Many daemons and system services need to run as their own user for security purposes. In order to ease the creation of users during package installation (and to remove the users when the package is removed), there are various helper macros available. Assuming your package is called "myservice", you have a systemd unit called myservice.service and that service is configured to run as the user "myservice", then your spec file would look something like:

 Requires(pre):    rpm-helper >= %{rpmhelper_required_version}
 Requires(post):   rpm-helper >= %{rpmhelper_required_version}
 Requires(preun):  rpm-helper >= %{rpmhelper_required_version}
 Requires(postun): rpm-helper >= %{rpmhelper_required_version}
 %pre
 %_pre_useradd %{name} /dev/null /bin/false
 
 %post
 %_post_service %{name}
 
 %preun
 %_preun_service %{name}
 
 %postun
 %_postun_userdel %{name}

Transient folders (/run, /var/run, /var/lock)

Starting from Mageia 3, /var/run and /var/lock are just symlinks to /run and /run/lock respectively. In addition, /run is a tmpfs which means you cannot package any files in these folders.

Many services, however, need a place to store "pid files" (small files containing the process id of the running service) or sockets used for communication with other applications. These files would traditionally be stored in /run (in the past it would have been /var/run). If the service runs with root permissions this is typically not a problem, but as mentioned above services are often configured to run as their own user and are thus less privileged and are unable to create files and folders in the /run tree.

One way around this is to create a systemd-tmpfiles config snippet and ship it with your package. tmpfiles is a part of systemd and simply allows very simple rules regarding temporary files to be handled.

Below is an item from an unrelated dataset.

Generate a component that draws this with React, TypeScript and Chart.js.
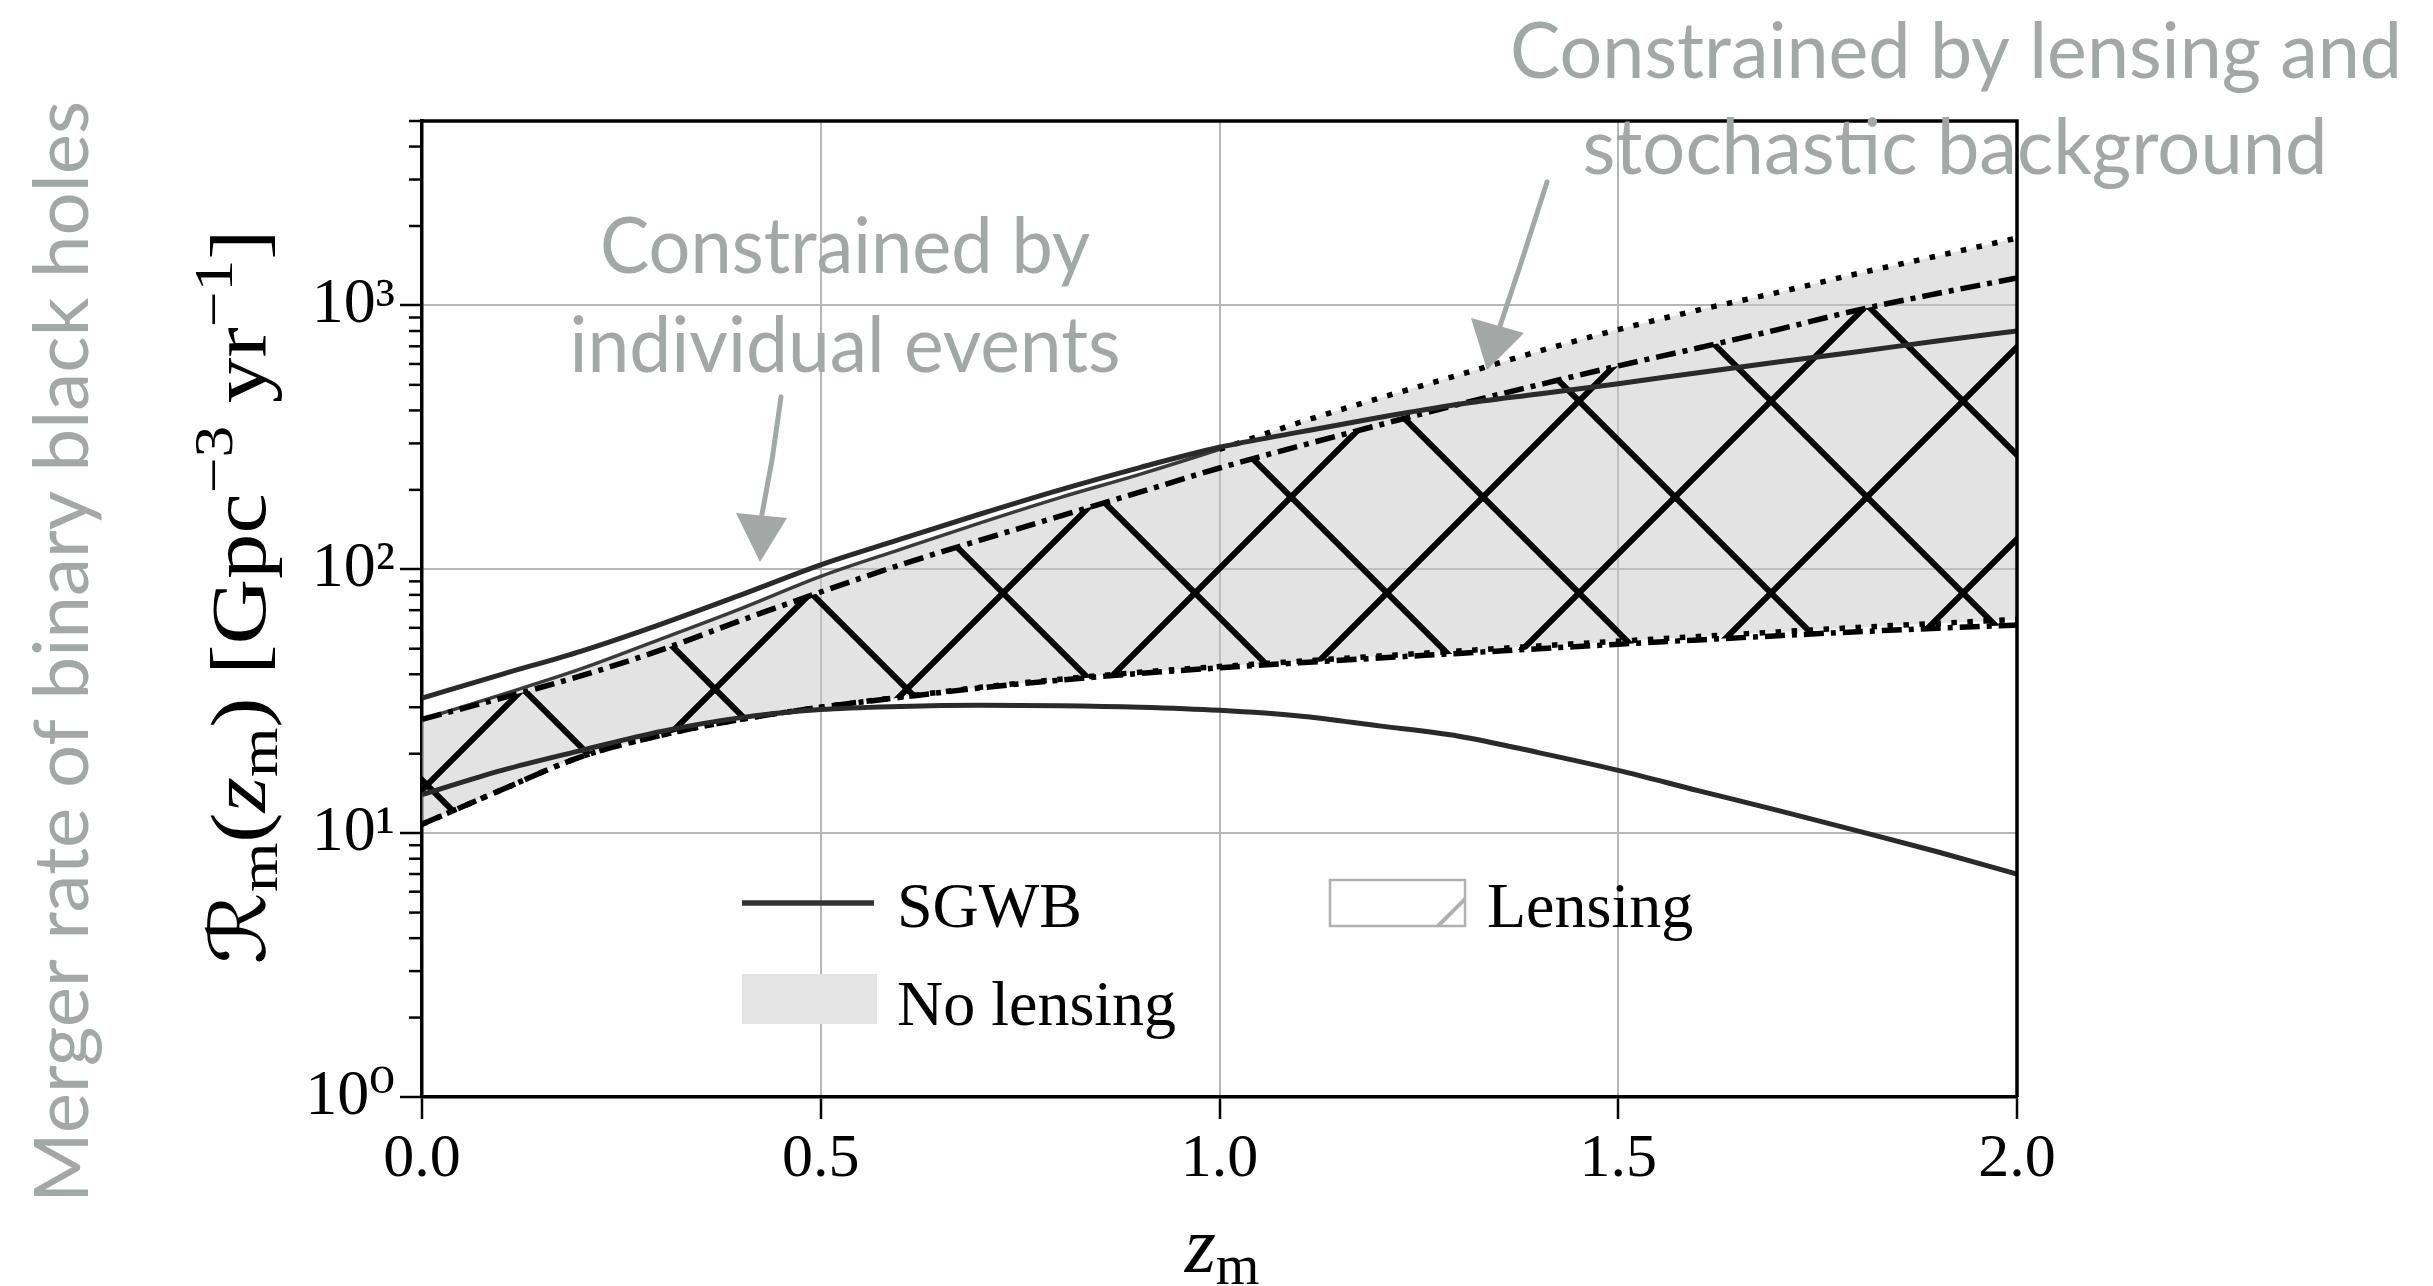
import React, { useEffect, useRef } from "react";
import { Chart, registerables } from "chart.js";

Chart.register(...registerables);

// ---------------- data ----------------
const zValues = [0, 0.1, 0.2, 0.3, 0.4, 0.5, 0.6, 0.7, 0.8, 0.9, 1.0, 1.1, 1.2, 1.3, 1.4, 1.5, 1.6, 1.7, 1.8, 1.9, 2.0];
const sgwbUpper = [32.5, 40, 49, 62, 80, 104, 130, 162, 200, 243, 290, 331, 376, 422, 462, 505, 556, 610, 668, 733, 800];
const sgwbLower = [14, 17.3, 20.6, 24.3, 27.4, 29.4, 30.2, 30.5, 30.4, 30, 29.2, 27.8, 25.5, 23.3, 20.2, 17.3, 14.5, 12.2, 10.2, 8.5, 7.0];
const lensingUpper = [27, 32.5, 39.5, 49.5, 64, 82, 104, 129, 159, 196, 242, 293, 352, 422, 500, 590, 690, 810, 960, 1110, 1270];
const lensingLower = [10.8, 14.6, 19.5, 23.5, 27, 30, 32.7, 35.5, 38, 40.3, 42.3, 44.2, 46.1, 48, 50, 52, 54, 56, 58, 59.8, 61.5];
const noLensingUpper = [27, 33.5, 42, 54.5, 71, 94, 119, 150, 187, 229, 285, 360, 445, 545, 670, 810, 960, 1120, 1320, 1540, 1800];
const noLensingLower = [10.8, 14.6, 19.5, 23.5, 27, 30, 32.8, 35.7, 38.3, 40.7, 42.8, 44.8, 46.9, 49, 51.2, 53.4, 55.6, 57.9, 60.2, 62.4, 64.5];

const xTicks = [0, 0.5, 1.0, 1.5, 2.0];
const yMajorTicks = [1, 10, 100, 1000];
const yTickLabels = ["10⁰", "10¹", "10²", "10³"];
const yMinorMultipliers = [2, 3, 4, 5, 6, 7, 8, 9];
const Y_MIN = 1;
const Y_MAX = 5000;
const X_MIN = 0;
const X_MAX = 2;

const legendLabels = ["SGWB", "No lensing", "Lensing"];
const annotationEvents = ["Constrained by", "individual events"];
const annotationLensing = ["Constrained by lensing and", "stochastic background"];
const sideLabel = "Merger rate of binary black holes";

// ---------------- styles ----------------
const W = 2433;
const H = 1286;
const SERIF = '"Liberation Serif", "DejaVu Serif", serif';
const SANS = 'Lato, "Open Sans", "DejaVu Sans", sans-serif';
const GREY_TEXT = "#a3a7a5";
const HATCH = 192;

type Run = { t: string; size: number; italic?: boolean; dy?: number; family?: string };

function fontOf(r: Run) {
  return `${r.italic ? "italic " : ""}${r.size}px ${r.family || SERIF}`;
}
function runsWidth(ctx: CanvasRenderingContext2D, runs: Run[]) {
  let w = 0;
  for (const r of runs) {
    ctx.font = fontOf(r);
    w += ctx.measureText(r.t).width;
  }
  return w;
}
function drawRuns(ctx: CanvasRenderingContext2D, runs: Run[], x: number, y: number) {
  let cx = x;
  for (const r of runs) {
    ctx.font = fontOf(r);
    ctx.fillText(r.t, cx, y + (r.dy || 0));
    cx += ctx.measureText(r.t).width;
  }
}
function fitText(
  ctx: CanvasRenderingContext2D,
  text: string,
  font: string,
  cx: number,
  baseline: number,
  target: number,
  rotate = false
) {
  ctx.save();
  ctx.font = font;
  const w = ctx.measureText(text).width;
  ctx.translate(cx, baseline);
  if (rotate) ctx.rotate(-Math.PI / 2);
  ctx.scale(target / w, 1);
  ctx.textAlign = "center";
  ctx.textBaseline = "alphabetic";
  ctx.fillText(text, 0, 0);
  ctx.restore();
}
function drawArrow(ctx: CanvasRenderingContext2D, shaft: number[][], head: number[][]) {
  ctx.save();
  ctx.strokeStyle = GREY_TEXT;
  ctx.fillStyle = GREY_TEXT;
  ctx.lineWidth = 5;
  ctx.lineCap = "round";
  ctx.beginPath();
  ctx.moveTo(shaft[0][0], shaft[0][1]);
  for (let i = 1; i < shaft.length; i++) ctx.lineTo(shaft[i][0], shaft[i][1]);
  ctx.stroke();
  ctx.beginPath();
  ctx.moveTo(head[0][0], head[0][1]);
  for (let i = 1; i < head.length; i++) ctx.lineTo(head[i][0], head[i][1]);
  ctx.closePath();
  ctx.fill();
  ctx.restore();
}

const decorations = {
  id: "decorations",
  afterDraw(chart: any) {
    const ctx: CanvasRenderingContext2D = chart.ctx;
    const a = chart.chartArea;
    const ys = chart.scales.y;
    ctx.save();

    // minor y ticks
    ctx.strokeStyle = "#000";
    ctx.lineWidth = 2.5;
    for (const d of yMajorTicks) {
      for (const m of yMinorMultipliers) {
        const v = d * m;
        if (v > Y_MAX) continue;
        const py = ys.getPixelForValue(v);
        ctx.beginPath();
        ctx.moveTo(a.left - 13, py);
        ctx.lineTo(a.left, py);
        ctx.stroke();
      }
    }

    // top and right frame
    ctx.lineWidth = 3.5;
    ctx.beginPath();
    ctx.moveTo(a.left, a.top);
    ctx.lineTo(a.right, a.top);
    ctx.lineTo(a.right, a.bottom);
    ctx.stroke();

    // legend
    ctx.fillStyle = "#000";
    ctx.textAlign = "left";
    ctx.textBaseline = "alphabetic";
    ctx.font = `64px ${SERIF}`;
    ctx.strokeStyle = "#333";
    ctx.lineWidth = 5.5;
    ctx.beginPath();
    ctx.moveTo(742, 903);
    ctx.lineTo(874, 903);
    ctx.stroke();
    ctx.fillText(legendLabels[0], 897, 927);

    ctx.fillStyle = "#e4e4e4";
    ctx.fillRect(742, 974, 135, 50);
    ctx.fillStyle = "#000";
    ctx.fillText(legendLabels[1], 897, 1025);

    const lx = 1330, ly = 880, lw = 135, lh = 46;
    ctx.save();
    ctx.beginPath();
    ctx.rect(lx, ly, lw, lh);
    ctx.clip();
    ctx.strokeStyle = "#b0b0b0";
    ctx.lineWidth = 4;
    ctx.beginPath();
    ctx.moveTo(lx + 154 - (lh + 30), ly + lh + 30);
    ctx.lineTo(lx + 154 + 30, ly - 30);
    ctx.moveTo(lx - 20, ly + 28);
    ctx.lineTo(lx + 20, ly + 68);
    ctx.stroke();
    ctx.restore();
    ctx.strokeStyle = "#b0b0b0";
    ctx.lineWidth = 2.5;
    ctx.strokeRect(lx, ly, lw, lh);
    ctx.fillStyle = "#000";
    ctx.font = `64px ${SERIF}`;
    ctx.fillText(legendLabels[2], 1487, 927);

    // axis titles
    const S = 78;
    const yRuns: Run[] = [
      { t: "ℛ", size: S, family: '"DejaVu Serif", "DejaVu Sans", serif' },
      { t: "m", size: S * 0.7, dy: S * 0.15 },
      { t: "(", size: S },
      { t: "z", size: S, italic: true },
      { t: "m", size: S * 0.7, dy: S * 0.15 },
      { t: ") [Gpc", size: S },
      { t: "−3", size: S * 0.7, dy: -S * 0.42 },
      { t: " yr", size: S },
      { t: "−1", size: S * 0.7, dy: -S * 0.42 },
      { t: "]", size: S },
    ];
    const yw = runsWidth(ctx, yRuns);
    ctx.save();
    ctx.fillStyle = "#000";
    ctx.translate(265, 597);
    ctx.rotate(-Math.PI / 2);
    ctx.scale(735 / yw, 1);
    drawRuns(ctx, yRuns, -yw / 2, 0);
    ctx.restore();

    const xRuns: Run[] = [
      { t: "z", size: 80, italic: true },
      { t: "m", size: 56, dy: 12 },
    ];
    const xw = runsWidth(ctx, xRuns);
    ctx.fillStyle = "#000";
    drawRuns(ctx, xRuns, 1222 - xw / 2, 1272);

    // grey annotations
    ctx.fillStyle = GREY_TEXT;
    const af = `78px ${SANS}`;
    fitText(ctx, annotationEvents[0], af, 845, 273, 490);
    fitText(ctx, annotationEvents[1], af, 845, 372, 551);
    fitText(ctx, annotationLensing[0], af, 1956, 78, 892);
    fitText(ctx, annotationLensing[1], af, 1955, 174, 745);
    fitText(ctx, sideLabel, `75px ${SANS}`, 88, 652, 1102, true);

    drawArrow(ctx, [[781, 397], [772, 460], [760, 525]], [[736, 513], [787, 518], [760, 562]]);
    drawArrow(ctx, [[1547, 182], [1522, 260], [1497, 335]], [[1471, 318], [1524, 333], [1487, 370]]);

    ctx.restore();
  },
};

export default function App() {
  const ref = useRef<HTMLCanvasElement>(null);
  useEffect(() => {
    document.body.style.margin = "0";
    const canvas = ref.current!;
    const ctx = canvas.getContext("2d")!;

    // hatch tile for the lensing band
    const tile = document.createElement("canvas");
    tile.width = HATCH;
    tile.height = HATCH;
    const t = tile.getContext("2d")!;
    t.strokeStyle = "#000";
    t.lineWidth = 6;
    for (const k of [-1, 0, 1]) {
      t.beginPath();
      t.moveTo(-20, -20 + k * HATCH);
      t.lineTo(HATCH + 20, HATCH + 20 + k * HATCH);
      t.stroke();
      t.beginPath();
      t.moveTo(-20, HATCH + 20 + k * HATCH);
      t.lineTo(HATCH + 20, -20 + k * HATCH);
      t.stroke();
    }
    const pattern = ctx.createPattern(tile, "repeat")!;
    pattern.setTransform(new DOMMatrix().translate(-53, 113));

    const pts = (ys: number[]) => zValues.map((x, i) => ({ x, y: ys[i] }));
    const common = { pointRadius: 0, cubicInterpolationMode: "monotone" as const };
    const DOT = [5.5, 10.5];
    const DASHDOT = [20, 7, 5, 7];

    const chart = new Chart(canvas, {
      type: "line",
      data: {
        datasets: [
          { ...common, label: "SGWB upper", data: pts(sgwbUpper), borderColor: "#2a2a2a", borderWidth: 5, fill: false },
          { ...common, label: "SGWB lower", data: pts(sgwbLower), borderColor: "#2a2a2a", borderWidth: 5, fill: false },
          {
            ...common,
            label: "Lensing upper",
            data: pts(lensingUpper),
            borderColor: "#000",
            borderWidth: 5.5,
            borderDash: DASHDOT,
            fill: "+1",
            backgroundColor: pattern as any,
          },
          { ...common, label: "Lensing lower", data: pts(lensingLower), borderColor: "#000", borderWidth: 5.5, borderDash: DASHDOT, fill: false },
          {
            ...common,
            label: "No lensing upper",
            data: pts(noLensingUpper),
            borderColor: "#000",
            borderWidth: 5.5,
            borderDash: DOT,
            fill: "+1",
            backgroundColor: "rgba(200,200,200,0.5)",
            segment: {
              borderDash: (c: any) => (c.p1.parsed.x <= 1.0001 ? [] : DOT),
              borderWidth: (c: any) => (c.p1.parsed.x <= 1.0001 ? 3.5 : 5.5),
              borderColor: (c: any) => (c.p1.parsed.x <= 1.0001 ? "#3a3a3a" : "#000"),
            },
          } as any,
          { ...common, label: "No lensing lower", data: pts(noLensingLower), borderColor: "#000", borderWidth: 5.5, borderDash: DOT, fill: false },
        ],
      },
      options: {
        responsive: false,
        animation: false,
        devicePixelRatio: 1,
        layout: { padding: { left: 0, right: 416, top: 121, bottom: 0 } },
        plugins: {
          legend: { display: false },
          tooltip: { enabled: false },
          filler: { drawTime: "beforeDatasetsDraw" } as any,
        },
        scales: {
          x: {
            type: "linear",
            min: X_MIN,
            max: X_MAX,
            afterBuildTicks: (s: any) => {
              s.ticks = xTicks.map((v) => ({ value: v }));
            },
            afterFit: (s: any) => {
              s.height = H - 1097;
            },
            ticks: {
              callback: (v: any) => Number(v).toFixed(1),
              font: { family: SERIF, size: 62 },
              color: "#000",
              padding: 4,
              maxRotation: 0,
            },
            grid: { color: "#b6b6b6", lineWidth: 2, tickColor: "#000", tickLength: 22, tickWidth: 2.5 },
            border: { color: "#000", width: 3.5 },
          },
          y: {
            type: "logarithmic",
            min: Y_MIN,
            max: Y_MAX,
            afterBuildTicks: (s: any) => {
              s.ticks = yMajorTicks.map((v) => ({ value: v }));
            },
            afterFit: (s: any) => {
              s.width = 422;
            },
            ticks: {
              callback: (v: any) => {
                const i = yMajorTicks.indexOf(Number(v));
                return i >= 0 ? yTickLabels[i] : "";
              },
              font: { family: SERIF, size: 64 },
              color: "#000",
              padding: 5,
            },
            grid: { color: "#b6b6b6", lineWidth: 2, tickColor: "#000", tickLength: 22, tickWidth: 2.5 },
            border: { color: "#000", width: 3.5 },
          },
        },
      },
      plugins: [decorations],
    });
    return () => chart.destroy();
  }, []);
  return <canvas ref={ref} width={W} height={H} style={{ display: "block", width: W + "px", height: H + "px" }} />;
}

Say your service requires the folder /run/myservice/ to be owned by a user myservice, your spec file would look something like this:

 Source0: %{name}-%{version}.tar.xz
 Source1: %{name}-tmpfiles.conf
 
 Requires(pre):    rpm-helper >= %{rpmhelper_required_version}
 Requires(post):   rpm-helper >= %{rpmhelper_required_version}
 Requires(post):   systemd >= %{systemd_required_version}
 Requires(preun):  rpm-helper >= %{rpmhelper_required_version}
 Requires(postun): rpm-helper >= %{rpmhelper_required_version}
 
 %install
 …
 %{__install} -D -p -m 0644 %{SOURCE1} %{buildroot}%{_tmpfilesdir}/%{name}.conf
 
 %pre
 %_pre_useradd %{name} /dev/null /bin/false
 
 %post
 %_tmpfilescreate %{name}
 %_post_service %{name}
 
 %preun
 %_preun_service %{name}
 
 %postun
 %_postun_userdel %{name}
 
 %files
 …
 %{_tmpfilesdir}/%{name}.conf

In the above a small file has been added to the SOURCES folder. myservice-tmpfiles.conf contains:

 d /run/myservice 0755 myservice myservice

This file specifies the location, mode, user and group that for the file or (in this case) folder in question. It is important to only call the %_tmpfilescreate macro after creating the user (%post runs after %pre so this is typically not a problem), and before any service management itself (i.e. before any call to %_post_service). This is because the service management code will likely require the folder to start or restart the service. For more info on the format of tmpfiles snippets, see tmpfiles.d(5).

NB: The %_tmpfilescreate process is run explicitly here (as opposed to via a generic filetrigger) because if a package is upgraded (or started automatically on first install depending on how %_post_service operates) then the files/folders defined by the tmpfiles config will likely be required at that point in time, rather than at the end of the installation transaction.